**Written problem**
Set down, exactly as written, the lines from the top of the data to the line that holds "const xTicks = [0,0.8,1.6,2.4,3.2,4.0,4.8,5.6,6.4,7.2];", and omit the pictures.

**Recorded information**
■ ■ ■ ■

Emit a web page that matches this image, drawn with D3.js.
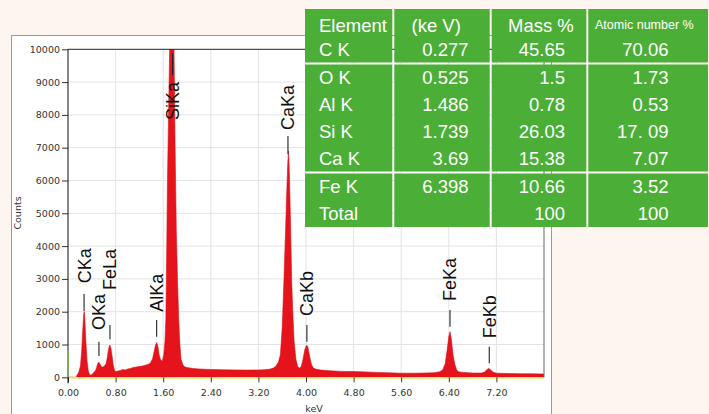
<!DOCTYPE html>
<html><head><meta charset="utf-8">
<script src="https://cdn.jsdelivr.net/npm/d3@7"></script>
<style>
html,body{margin:0;padding:0;background:#fdf6f0;}
svg{display:block;}
.tick text{font-family:"DejaVu Sans",sans-serif;font-size:9.5px;fill:#333;}
</style></head><body>
<svg id="chart" width="709" height="414"></svg>
<script>
// spectrum (keV, counts)
const energyKeV = [0,0.14,0.15,0.18,0.21,0.23,0.25,0.265,0.275,0.285,0.30,0.32,0.34,0.36,0.38,0.40,0.42,0.44,0.46,0.48,0.50,0.52,0.54,0.56,0.58,0.60,0.62,0.64,0.66,0.68,0.70,0.72,0.74,0.76,0.78,0.80,0.84,0.88,0.92,0.96,1.00,1.05,1.10,1.15,1.20,1.25,1.30,1.34,1.38,1.42,1.45,1.47,1.49,1.51,1.53,1.55,1.57,1.59,1.61,1.63,1.645,1.66,1.67,1.69,1.71,1.73,1.745,1.76,1.78,1.80,1.82,1.84,1.86,1.88,1.90,1.93,1.96,2.00,2.10,2.20,2.30,2.40,2.60,2.80,3.00,3.20,3.30,3.40,3.46,3.50,3.54,3.57,3.60,3.63,3.66,3.69,3.705,3.72,3.74,3.76,3.78,3.80,3.83,3.86,3.89,3.92,3.95,3.98,4.01,4.03,4.06,4.09,4.12,4.16,4.25,4.40,4.60,4.80,5.00,5.20,5.40,5.60,5.80,6.00,6.15,6.25,6.30,6.34,6.37,6.40,6.42,6.44,6.47,6.50,6.53,6.56,6.65,6.80,6.95,7.00,7.04,7.07,7.10,7.14,7.20,7.40,7.60,7.80,8.00];
const countsAt = [0,0,60,150,350,800,1500,1950,2000,1700,1100,500,200,90,70,80,120,160,200,290,420,460,400,330,310,330,360,420,600,850,985,900,650,380,220,170,190,210,235,220,250,270,300,315,330,345,370,390,420,560,800,980,1060,950,700,560,500,520,700,1100,1800,4000,5800,8000,10200,12500,13500,12500,10300,7000,4500,3000,1800,1000,550,380,320,300,270,255,245,240,230,225,220,225,230,250,290,350,480,700,1500,3000,4700,6400,6900,6300,4700,2900,1900,1100,550,330,280,330,550,850,980,930,650,400,290,250,220,200,180,175,165,150,135,125,125,130,140,170,230,420,800,1250,1390,1200,700,400,230,170,150,130,130,160,230,275,230,160,125,115,110,105,100];
const yTicks = [0,1000,2000,3000,4000,5000,6000,7000,8000,9000,10000];
const xTicks = [0,0.8,1.6,2.4,3.2,4.0,4.8,5.6,6.4,7.2];

// peak labels: name, energy, tick line top/bottom and text start (in counts)
const peakNames = ['CKa','OKa','FeLa','AlKa','SiKa','CaKa','CaKb','FeKa','FeKb'];
const peakKeV   = [0.27,0.52,0.705,1.49,1.757,3.697,4.015,6.42,7.08];
const lineTop   = [2540,1085,1594,1747,9878,7357,1594,2052,933];
const lineBot   = [2021,649,1159,1238,9216,6808,1085,1543,427];
const textStart = [2866,1442,2662,2000,7845,7540,1869,2326,1189];

// table
const tableHeader = ['Element','(ke V)','Mass %','Atomic number %'];
const elements  = ['C K','O K','Al K','Si K','Ca K','Fe K','Total'];
const energies  = ['0.277','0.525','1.486','1.739','3.69','6.398',''];
const massPct   = ['45.65','1.5','0.78','26.03','15.38','10.66','100'];
const atomicPct = ['70.06','1.73','0.53','17. 09','7.07','3.52','100'];

const svg = d3.select('#chart');
const P = {l:68, r:544, t:49.3, b:377.3};
const x = d3.scaleLinear().domain([0,8]).range([P.l,P.r]);
const y = d3.scaleLinear().domain([0,10000]).range([P.b,P.t]);

// panel
svg.append('rect').attr('x',11.5).attr('y',35.5).attr('width',540).attr('height',400)
  .attr('fill','#fff').attr('stroke','#9a9a9a');

// grid
const grid = svg.append('g').attr('stroke','#e3e3e8').attr('stroke-width',1);
grid.selectAll('.gy').data(yTicks.slice(1,-1)).join('line')
  .attr('x1',P.l).attr('x2',P.r).attr('y1',d=>y(d)).attr('y2',d=>y(d));
grid.selectAll('.gx').data(xTicks.slice(1)).join('line')
  .attr('y1',P.t).attr('y2',P.b).attr('x1',d=>x(d)).attr('x2',d=>x(d));

// spectrum
svg.append('clipPath').attr('id','clip').append('rect')
  .attr('x',P.l).attr('y',P.t).attr('width',P.r-P.l).attr('height',P.b-P.t);
const spec = energyKeV.map((k,i)=>({k, c:countsAt[i]}));
const area = d3.area().x(d=>x(d.k)).y0(y(0)).y1(d=>y(d.c));
svg.append('path').datum(spec).attr('clip-path','url(#clip)')
  .attr('d',area).attr('fill','#e5131c').attr('stroke','#dc111a').attr('stroke-width',0.6);

// baseline + frame
svg.append('line').attr('x1',P.l).attr('x2',P.r).attr('y1',P.b+0.6).attr('y2',P.b+0.6)
  .attr('stroke','#f1e23c').attr('stroke-width',1.3);
svg.append('line').attr('x1',P.l).attr('x2',P.r).attr('y1',P.t).attr('y2',P.t)
  .attr('stroke','#222').attr('stroke-width',1);
svg.append('line').attr('x1',P.r).attr('x2',P.r).attr('y1',P.t).attr('y2',P.b)
  .attr('stroke','#666').attr('stroke-width',1);

// axes
const ya = svg.append('g').attr('transform',`translate(${P.l},0)`)
  .call(d3.axisLeft(y).tickValues(yTicks).tickFormat(d3.format('d')).tickSize(6).tickPadding(2));
ya.select('.domain').remove();
ya.selectAll('.tick line').attr('stroke','#333');
const xa = svg.append('g').attr('transform',`translate(0,${P.b})`)
  .call(d3.axisBottom(x).tickValues(xTicks).tickFormat(d3.format('.2f')).tickSize(5).tickPadding(7));
xa.select('.domain').remove();
xa.selectAll('.tick line').attr('stroke','#333');
svg.append('line').attr('x1',P.l).attr('x2',P.l).attr('y1',P.t).attr('y2',P.b+6)
  .attr('stroke','#111').attr('stroke-width',1);
svg.append('line').attr('x1',P.l).attr('x2',P.l).attr('y1',y(800)).attr('y2',P.b)
  .attr('stroke','#7cc242').attr('stroke-width',1.2);

svg.append('text').attr('x',314).attr('y',412).attr('text-anchor','middle')
  .attr('font-family','DejaVu Sans, sans-serif').attr('font-size',9.5).attr('fill','#333').text('keV');
svg.append('text').attr('transform','translate(18,213) rotate(-90)').attr('text-anchor','middle')
  .attr('dy','0.35em').attr('font-family','DejaVu Sans, sans-serif').attr('font-size',9.5)
  .attr('fill','#333').text('Counts');

// peak labels
const lab = svg.append('g');
peakNames.forEach((n,i)=>{
  const px = x(peakKeV[i]);
  lab.append('line').attr('x1',px).attr('x2',px).attr('y1',y(lineTop[i])).attr('y2',y(lineBot[i]))
    .attr('stroke','#222').attr('stroke-width',1.1);
  lab.append('text').attr('transform',`translate(${px},${y(textStart[i])}) rotate(-90)`)
    .attr('dy','0.36em').attr('font-family','Liberation Sans, Arial, sans-serif')
    .attr('font-size',18).attr('fill','#111').text(n);
});

// table
const colEdge = [305,393.3,490.7,587.3,708];
const tTop = 9, tBot = 227;
const row = d3.scaleBand().domain(d3.range(8)).range([tTop,tBot]);
const groups = [[0,2],[2,6],[6,8]];
const tg = svg.append('g');
groups.forEach(([a,b])=>{
  for(let c=0;c<4;c++){
    const x0 = colEdge[c]+(c>0?1:0), x1 = colEdge[c+1]-(c<3?1:0);
    const y0 = row(a)+(a>0?1:0), y1 = (b<8?row(b):tBot)-(b<8?1:0);
    tg.append('rect').attr('x',x0).attr('y',y0).attr('width',x1-x0).attr('height',y1-y0)
      .attr('fill','#4bae37');
  }
});
const tf = 'Liberation Sans, Arial, sans-serif';
const headerX = [319,411.5,508,595];
tableHeader.forEach((h,i)=>{
  tg.append('text').attr('x',headerX[i]).attr('y',i===3?28.5:31.5)
    .attr('font-family',tf).attr('font-size',i===3?12.5:18.5).attr('fill','#fff').text(h);
});
const cols = [elements,energies,massPct,atomicPct];
const colX = [319,468.5,565,668.5];
cols.forEach((col,c)=>{
  tg.selectAll(null).data(col).join('text')
    .attr('x',colX[c]).attr('y',(d,i)=>row(i+1)+row.bandwidth()/2+6.6)
    .attr('text-anchor',c===0?'start':'end')
    .attr('font-family',tf).attr('font-size',18.5).attr('fill','#fff').text(d=>d);
});
</script>
</body></html>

■ ■ ■ ■

**Complete output**
Emit a web page that matches this image, drawn with D3.js.
<!DOCTYPE html>
<html><head><meta charset="utf-8">
<script src="https://cdn.jsdelivr.net/npm/d3@7"></script>
<style>
html,body{margin:0;padding:0;background:#fdf6f0;}
svg{display:block;}
.tick text{font-family:"DejaVu Sans",sans-serif;font-size:9.5px;fill:#333;}
</style></head><body>
<svg id="chart" width="709" height="414"></svg>
<script>
// spectrum (keV, counts)
const energyKeV = [0,0.14,0.15,0.18,0.21,0.23,0.25,0.265,0.275,0.285,0.30,0.32,0.34,0.36,0.38,0.40,0.42,0.44,0.46,0.48,0.50,0.52,0.54,0.56,0.58,0.60,0.62,0.64,0.66,0.68,0.70,0.72,0.74,0.76,0.78,0.80,0.84,0.88,0.92,0.96,1.00,1.05,1.10,1.15,1.20,1.25,1.30,1.34,1.38,1.42,1.45,1.47,1.49,1.51,1.53,1.55,1.57,1.59,1.61,1.63,1.645,1.66,1.67,1.69,1.71,1.73,1.745,1.76,1.78,1.80,1.82,1.84,1.86,1.88,1.90,1.93,1.96,2.00,2.10,2.20,2.30,2.40,2.60,2.80,3.00,3.20,3.30,3.40,3.46,3.50,3.54,3.57,3.60,3.63,3.66,3.69,3.705,3.72,3.74,3.76,3.78,3.80,3.83,3.86,3.89,3.92,3.95,3.98,4.01,4.03,4.06,4.09,4.12,4.16,4.25,4.40,4.60,4.80,5.00,5.20,5.40,5.60,5.80,6.00,6.15,6.25,6.30,6.34,6.37,6.40,6.42,6.44,6.47,6.50,6.53,6.56,6.65,6.80,6.95,7.00,7.04,7.07,7.10,7.14,7.20,7.40,7.60,7.80,8.00];
const countsAt = [0,0,60,150,350,800,1500,1950,2000,1700,1100,500,200,90,70,80,120,160,200,290,420,460,400,330,310,330,360,420,600,850,985,900,650,380,220,170,190,210,235,220,250,270,300,315,330,345,370,390,420,560,800,980,1060,950,700,560,500,520,700,1100,1800,4000,5800,8000,10200,12500,13500,12500,10300,7000,4500,3000,1800,1000,550,380,320,300,270,255,245,240,230,225,220,225,230,250,290,350,480,700,1500,3000,4700,6400,6900,6300,4700,2900,1900,1100,550,330,280,330,550,850,980,930,650,400,290,250,220,200,180,175,165,150,135,125,125,130,140,170,230,420,800,1250,1390,1200,700,400,230,170,150,130,130,160,230,275,230,160,125,115,110,105,100];
const yTicks = [0,1000,2000,3000,4000,5000,6000,7000,8000,9000,10000];
const xTicks = [0,0.8,1.6,2.4,3.2,4.0,4.8,5.6,6.4,7.2];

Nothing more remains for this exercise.